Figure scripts
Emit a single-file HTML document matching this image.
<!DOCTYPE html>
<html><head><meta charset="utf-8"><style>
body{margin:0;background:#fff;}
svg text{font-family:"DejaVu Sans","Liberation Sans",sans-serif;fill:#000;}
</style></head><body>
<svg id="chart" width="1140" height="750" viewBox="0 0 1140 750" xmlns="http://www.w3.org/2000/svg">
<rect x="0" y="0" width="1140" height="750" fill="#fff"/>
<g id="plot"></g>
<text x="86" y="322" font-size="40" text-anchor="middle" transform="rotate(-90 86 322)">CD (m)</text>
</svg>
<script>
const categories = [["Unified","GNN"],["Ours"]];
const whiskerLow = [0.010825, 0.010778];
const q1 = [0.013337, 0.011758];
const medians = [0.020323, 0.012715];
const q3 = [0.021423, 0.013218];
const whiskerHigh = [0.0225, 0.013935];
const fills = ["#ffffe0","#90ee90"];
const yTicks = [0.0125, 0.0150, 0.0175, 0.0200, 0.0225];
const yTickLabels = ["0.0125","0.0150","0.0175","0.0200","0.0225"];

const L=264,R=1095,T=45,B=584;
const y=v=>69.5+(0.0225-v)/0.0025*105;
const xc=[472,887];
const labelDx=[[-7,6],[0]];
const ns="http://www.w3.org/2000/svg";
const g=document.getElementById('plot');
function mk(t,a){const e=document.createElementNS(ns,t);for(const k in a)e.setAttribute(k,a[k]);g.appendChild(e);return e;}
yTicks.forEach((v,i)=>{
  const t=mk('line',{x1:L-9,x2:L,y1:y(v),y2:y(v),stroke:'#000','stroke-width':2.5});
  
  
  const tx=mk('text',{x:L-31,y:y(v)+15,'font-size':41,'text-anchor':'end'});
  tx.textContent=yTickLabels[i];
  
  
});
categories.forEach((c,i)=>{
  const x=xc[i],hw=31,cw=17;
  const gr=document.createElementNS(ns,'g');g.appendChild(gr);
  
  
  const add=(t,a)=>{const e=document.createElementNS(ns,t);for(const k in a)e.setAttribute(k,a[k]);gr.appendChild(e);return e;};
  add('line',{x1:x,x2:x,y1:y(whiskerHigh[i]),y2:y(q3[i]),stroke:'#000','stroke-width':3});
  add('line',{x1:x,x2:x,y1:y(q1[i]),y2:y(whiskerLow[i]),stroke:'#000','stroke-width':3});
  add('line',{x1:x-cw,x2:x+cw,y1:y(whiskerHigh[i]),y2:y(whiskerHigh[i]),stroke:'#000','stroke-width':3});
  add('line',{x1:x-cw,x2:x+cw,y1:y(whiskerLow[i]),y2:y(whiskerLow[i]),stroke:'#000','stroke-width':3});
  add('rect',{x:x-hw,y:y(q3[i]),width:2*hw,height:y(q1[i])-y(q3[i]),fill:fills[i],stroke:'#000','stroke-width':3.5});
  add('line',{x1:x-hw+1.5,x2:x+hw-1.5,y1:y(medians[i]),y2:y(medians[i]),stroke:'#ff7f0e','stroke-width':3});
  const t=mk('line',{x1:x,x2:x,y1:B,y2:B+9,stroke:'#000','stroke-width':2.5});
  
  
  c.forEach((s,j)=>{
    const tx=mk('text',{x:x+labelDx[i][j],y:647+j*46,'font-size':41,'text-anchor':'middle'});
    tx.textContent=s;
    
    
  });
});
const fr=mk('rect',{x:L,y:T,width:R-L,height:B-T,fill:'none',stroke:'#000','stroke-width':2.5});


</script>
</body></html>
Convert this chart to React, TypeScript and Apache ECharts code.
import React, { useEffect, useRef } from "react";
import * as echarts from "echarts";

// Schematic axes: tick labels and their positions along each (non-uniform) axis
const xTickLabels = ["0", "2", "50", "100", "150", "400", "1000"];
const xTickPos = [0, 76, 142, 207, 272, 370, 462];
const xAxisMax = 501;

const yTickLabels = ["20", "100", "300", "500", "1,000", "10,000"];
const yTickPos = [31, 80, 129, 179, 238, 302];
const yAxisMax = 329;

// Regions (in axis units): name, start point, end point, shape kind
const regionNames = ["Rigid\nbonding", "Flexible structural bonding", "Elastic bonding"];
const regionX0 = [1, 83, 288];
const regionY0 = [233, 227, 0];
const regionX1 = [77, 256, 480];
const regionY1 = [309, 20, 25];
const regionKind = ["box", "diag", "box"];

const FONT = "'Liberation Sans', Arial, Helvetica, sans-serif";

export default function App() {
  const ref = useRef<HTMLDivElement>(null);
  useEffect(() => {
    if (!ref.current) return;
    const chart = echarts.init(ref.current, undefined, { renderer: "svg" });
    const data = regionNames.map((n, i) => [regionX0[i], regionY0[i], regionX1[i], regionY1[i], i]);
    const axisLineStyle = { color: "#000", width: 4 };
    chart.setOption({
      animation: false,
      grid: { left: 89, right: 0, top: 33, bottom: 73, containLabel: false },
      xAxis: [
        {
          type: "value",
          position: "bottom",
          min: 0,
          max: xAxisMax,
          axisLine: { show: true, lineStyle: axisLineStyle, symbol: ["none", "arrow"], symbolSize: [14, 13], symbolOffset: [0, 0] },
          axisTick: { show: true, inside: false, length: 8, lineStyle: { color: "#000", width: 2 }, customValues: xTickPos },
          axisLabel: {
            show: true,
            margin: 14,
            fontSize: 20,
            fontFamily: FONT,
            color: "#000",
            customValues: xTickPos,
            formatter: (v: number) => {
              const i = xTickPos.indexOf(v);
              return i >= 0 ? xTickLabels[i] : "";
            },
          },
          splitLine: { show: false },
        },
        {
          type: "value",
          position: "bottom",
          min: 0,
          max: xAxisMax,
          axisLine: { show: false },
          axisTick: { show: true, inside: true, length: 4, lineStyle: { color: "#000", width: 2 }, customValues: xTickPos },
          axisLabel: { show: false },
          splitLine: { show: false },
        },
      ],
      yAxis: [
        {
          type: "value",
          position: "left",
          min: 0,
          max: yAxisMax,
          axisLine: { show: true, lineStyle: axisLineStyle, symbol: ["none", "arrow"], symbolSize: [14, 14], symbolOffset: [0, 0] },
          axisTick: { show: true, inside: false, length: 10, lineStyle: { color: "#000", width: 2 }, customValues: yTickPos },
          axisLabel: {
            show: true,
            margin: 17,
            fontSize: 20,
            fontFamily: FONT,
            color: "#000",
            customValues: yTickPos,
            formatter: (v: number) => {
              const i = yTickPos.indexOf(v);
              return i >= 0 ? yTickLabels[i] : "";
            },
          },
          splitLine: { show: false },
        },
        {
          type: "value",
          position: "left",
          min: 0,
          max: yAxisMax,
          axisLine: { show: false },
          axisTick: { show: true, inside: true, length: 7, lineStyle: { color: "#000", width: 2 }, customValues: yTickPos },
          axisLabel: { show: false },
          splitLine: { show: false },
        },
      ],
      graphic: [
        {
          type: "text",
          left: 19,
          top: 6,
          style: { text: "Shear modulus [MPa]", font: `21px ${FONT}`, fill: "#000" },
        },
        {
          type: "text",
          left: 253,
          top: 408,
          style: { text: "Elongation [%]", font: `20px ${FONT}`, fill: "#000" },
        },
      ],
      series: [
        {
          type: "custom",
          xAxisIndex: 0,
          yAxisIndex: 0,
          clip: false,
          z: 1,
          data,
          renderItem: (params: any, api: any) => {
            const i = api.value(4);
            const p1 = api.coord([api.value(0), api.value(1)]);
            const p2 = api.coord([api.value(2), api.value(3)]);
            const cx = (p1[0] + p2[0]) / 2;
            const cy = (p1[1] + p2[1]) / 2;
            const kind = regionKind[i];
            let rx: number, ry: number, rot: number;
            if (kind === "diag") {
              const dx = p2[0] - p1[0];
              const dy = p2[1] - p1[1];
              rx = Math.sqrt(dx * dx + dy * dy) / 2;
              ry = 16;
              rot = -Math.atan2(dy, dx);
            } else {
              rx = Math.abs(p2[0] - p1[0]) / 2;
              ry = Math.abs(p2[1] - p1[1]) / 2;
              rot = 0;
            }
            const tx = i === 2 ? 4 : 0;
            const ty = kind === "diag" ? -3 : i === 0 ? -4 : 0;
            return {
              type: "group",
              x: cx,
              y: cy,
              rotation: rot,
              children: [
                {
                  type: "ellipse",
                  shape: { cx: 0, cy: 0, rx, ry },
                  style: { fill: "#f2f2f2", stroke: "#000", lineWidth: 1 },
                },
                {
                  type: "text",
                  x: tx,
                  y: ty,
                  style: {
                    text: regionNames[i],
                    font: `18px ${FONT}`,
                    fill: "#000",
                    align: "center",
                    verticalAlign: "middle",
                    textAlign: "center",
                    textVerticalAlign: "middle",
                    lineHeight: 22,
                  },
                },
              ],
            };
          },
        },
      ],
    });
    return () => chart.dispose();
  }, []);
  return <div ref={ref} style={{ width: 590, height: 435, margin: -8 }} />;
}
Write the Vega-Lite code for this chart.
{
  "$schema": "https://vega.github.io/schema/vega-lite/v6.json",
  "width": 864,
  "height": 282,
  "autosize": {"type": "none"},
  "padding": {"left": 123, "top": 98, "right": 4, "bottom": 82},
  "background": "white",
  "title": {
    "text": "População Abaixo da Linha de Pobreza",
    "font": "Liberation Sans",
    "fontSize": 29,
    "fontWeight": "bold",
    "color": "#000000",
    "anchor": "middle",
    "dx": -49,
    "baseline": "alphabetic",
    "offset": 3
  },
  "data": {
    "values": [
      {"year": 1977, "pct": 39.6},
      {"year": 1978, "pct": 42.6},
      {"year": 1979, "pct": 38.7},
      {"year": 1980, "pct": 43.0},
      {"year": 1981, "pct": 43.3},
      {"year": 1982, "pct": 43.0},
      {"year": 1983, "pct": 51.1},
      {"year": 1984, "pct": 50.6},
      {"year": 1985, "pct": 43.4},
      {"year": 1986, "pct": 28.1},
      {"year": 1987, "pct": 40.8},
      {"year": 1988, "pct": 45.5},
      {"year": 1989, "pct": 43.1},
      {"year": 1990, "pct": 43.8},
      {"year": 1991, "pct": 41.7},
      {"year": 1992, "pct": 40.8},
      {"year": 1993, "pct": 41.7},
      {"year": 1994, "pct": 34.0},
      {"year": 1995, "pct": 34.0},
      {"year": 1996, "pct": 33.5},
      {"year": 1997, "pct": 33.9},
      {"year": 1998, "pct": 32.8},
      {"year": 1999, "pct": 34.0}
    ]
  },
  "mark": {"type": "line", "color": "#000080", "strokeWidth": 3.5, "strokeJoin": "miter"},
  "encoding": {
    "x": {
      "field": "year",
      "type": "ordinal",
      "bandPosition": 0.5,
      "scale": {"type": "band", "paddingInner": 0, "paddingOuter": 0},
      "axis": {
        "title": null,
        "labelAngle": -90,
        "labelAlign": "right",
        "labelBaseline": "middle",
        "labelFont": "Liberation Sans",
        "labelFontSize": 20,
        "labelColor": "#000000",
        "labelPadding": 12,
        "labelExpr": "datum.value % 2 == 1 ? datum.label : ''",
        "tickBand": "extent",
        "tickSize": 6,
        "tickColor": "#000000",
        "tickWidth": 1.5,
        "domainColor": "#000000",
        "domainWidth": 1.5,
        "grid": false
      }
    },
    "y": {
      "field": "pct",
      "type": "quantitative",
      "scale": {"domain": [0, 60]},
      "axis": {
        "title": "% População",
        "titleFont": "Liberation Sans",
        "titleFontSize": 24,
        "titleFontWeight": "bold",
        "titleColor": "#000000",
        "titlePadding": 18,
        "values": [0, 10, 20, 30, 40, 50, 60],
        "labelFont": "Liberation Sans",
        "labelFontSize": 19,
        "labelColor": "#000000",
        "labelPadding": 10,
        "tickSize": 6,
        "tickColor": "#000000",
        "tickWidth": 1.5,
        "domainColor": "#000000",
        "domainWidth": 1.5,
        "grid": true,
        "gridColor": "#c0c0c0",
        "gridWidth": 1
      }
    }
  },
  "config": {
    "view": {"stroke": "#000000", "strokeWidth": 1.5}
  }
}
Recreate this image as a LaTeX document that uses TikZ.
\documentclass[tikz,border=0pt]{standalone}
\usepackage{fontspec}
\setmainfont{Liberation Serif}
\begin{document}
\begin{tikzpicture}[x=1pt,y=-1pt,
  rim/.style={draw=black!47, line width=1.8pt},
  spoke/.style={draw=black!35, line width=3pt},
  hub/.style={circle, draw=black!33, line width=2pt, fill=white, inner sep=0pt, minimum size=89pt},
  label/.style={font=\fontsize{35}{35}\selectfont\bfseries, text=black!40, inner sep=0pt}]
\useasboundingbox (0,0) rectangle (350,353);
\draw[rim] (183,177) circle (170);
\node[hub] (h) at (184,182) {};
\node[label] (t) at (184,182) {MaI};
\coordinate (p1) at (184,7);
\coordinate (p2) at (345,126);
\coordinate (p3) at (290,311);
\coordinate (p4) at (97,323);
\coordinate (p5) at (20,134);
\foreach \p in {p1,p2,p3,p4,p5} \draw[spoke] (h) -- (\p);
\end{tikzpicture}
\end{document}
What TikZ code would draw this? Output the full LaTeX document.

> PROBLEM TO WORK ON: Your task is to repeat exactly the lines from the one that contains "Convert this chart" through the one that contains "const yAxisMax = 329;", with both end lines included.

> TASK RESPONSE:
Convert this chart to React, TypeScript and Apache ECharts code.
import React, { useEffect, useRef } from "react";
import * as echarts from "echarts";

// Schematic axes: tick labels and their positions along each (non-uniform) axis
const xTickLabels = ["0", "2", "50", "100", "150", "400", "1000"];
const xTickPos = [0, 76, 142, 207, 272, 370, 462];
const xAxisMax = 501;

const yTickLabels = ["20", "100", "300", "500", "1,000", "10,000"];
const yTickPos = [31, 80, 129, 179, 238, 302];
const yAxisMax = 329;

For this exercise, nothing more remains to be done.